The Unconfiscatable Nature of Bitcoin

Bitcoin, conceived by an anonymous figure called Satoshi Nakamoto in 2008, was designed to address many of these issues. At the core of its revolutionary design is a decentralized ledger known as the blockchain. Which makes it exceptionally resistant to confiscation. Here’s how Bitcoin achieves unconfiscatability:

  1. Decentralization: Bitcoin operates on a decentralized network of computers around the world. Unlike traditional financial institutions, there is no single central authority that can dictate its rules or seize assets. The network is maintained by miners who validate transactions and secure the blockchain. Making it nearly impossible for any single entity to control or confiscate Bitcoin.
  2. Ownership and Control: In the Bitcoin network, users have complete ownership and control of their digital assets. Private keys, which are cryptographic keys unique to each Bitcoin address, are the means to access and transfer your funds. As long as you keep your private keys secure, no one can take your Bitcoin away from you. This level of control is a stark contrast to traditional banking systems where account seizures can occur without warning.
  3. Borderless and Permissionless: Bitcoin is a borderless and permissionless system. You don’t need anyone’s approval to use it, and you can transact globally without restrictions. This means that even if your government imposes capital controls or freezes your traditional bank account, you can still access and move your Bitcoin.
  4. Resistance to Inflation: Bitcoin’s supply is capped at 21 million coins, and its issuance is governed by a predefined, transparent protocol. This scarcity makes it resistant to inflation and currency devaluation, providing a store of value and an excellent hedge against economic instability.
  5. Pseudonymity: While Bitcoin transactions are recorded on a public ledger, the identities of the participants are pseudonymous. Users are represented by alphanumeric addresses rather than their personal information. This offers a degree of financial privacy and security that is absent in traditional banking systems.

Challenging the Status Quo

Bitcoin’s unconfiscatable nature challenges the status quo of the financial system. It empowers individuals with financial sovereignty. Giving them the ability to protect their wealth from arbitrary confiscation and inflation. This is particularly significant in regions where governments have a history of seizing assets or imposing capital controls, as individuals can now have a financial safety net in the form of Bitcoin.

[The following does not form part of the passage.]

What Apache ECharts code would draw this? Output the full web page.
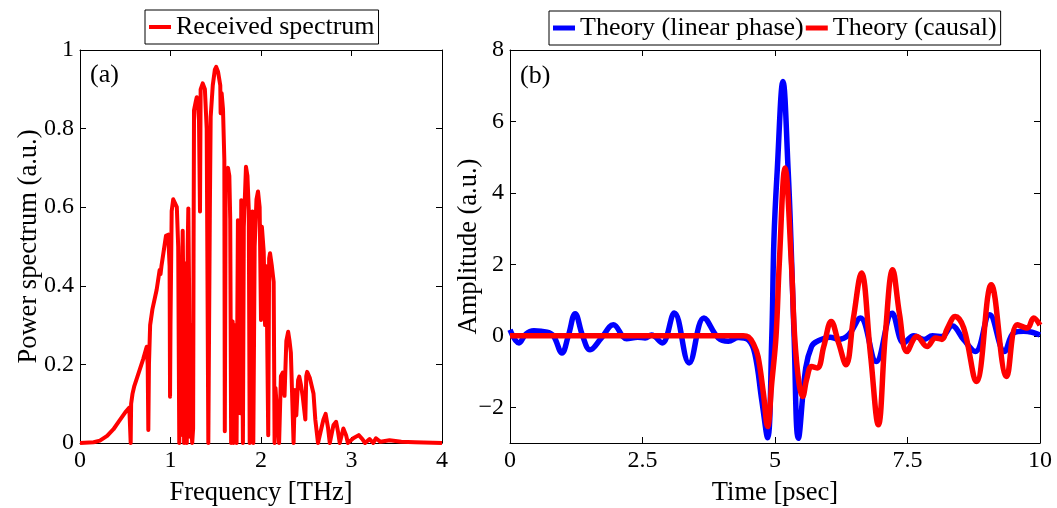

Moreover, Bitcoin has garnered the attention of institutional investors and corporations as a hedge against currency devaluation and a store of value. Tesla, MicroStrategy, and other prominent companies have invested billions of dollars in Bitcoin, recognizing its potential to preserve its assets and provide long-term value in an uncertain financial world.

Evolving Regulatory Challenges

While Bitcoin’s unconfiscatable property offers numerous advantages, it also poses challenges for regulators and governments. Some governments have sought to regulate or even ban Bitcoin, citing concerns about money laundering, tax evasion, and its potential to undermine traditional financial systems. However, enforcing such bans has proven difficult due to the decentralized and global nature of Bitcoin.

As governments grapple with the rise of cryptocurrencies, it is crucial to strike a balance between protecting the interests of their citizens and allowing for innovation in the financial sector. Many argue that embracing Bitcoin and other cryptocurrencies can lead to a more transparent, efficient, and inclusive financial system.


Bitcoin’s unconfiscatable property represents a revolutionary shift in how we perceive and manage wealth in the modern world. It provides individuals with a level of financial autonomy and control that is virtually unattainable within the current centralized financial system. As Bitcoin continues to gain acceptance and adoption, it challenges governments and central banks to adapt to a changing financial landscape while allowing individuals to safeguard their wealth from arbitrary confiscation and inflation.

While regulatory challenges persist, Bitcoin’s unconfiscatable nature demonstrates the power of decentralization and the potential for individuals to have a say in their financial future. It’s a testament to the idea that in a digital age, the concept of ownership and control over one’s wealth is evolving, and Bitcoin is leading the way.

The information discussed by Altcoin Buzz is not financial advice. This is for educational, entertainment, and informational purposes only. Any information or strategies are thoughts and opinions relevant to the accepted levels of risk tolerance of the writer/reviewers and their risk tolerance may be different than yours. We are not responsible for any losses that you may incur as a result of any investments directly or indirectly related to the information provided. Bitcoin and other cryptocurrencies are high-risk investments so please do your due diligence. Copyright Altcoin Buzz Pte Ltd.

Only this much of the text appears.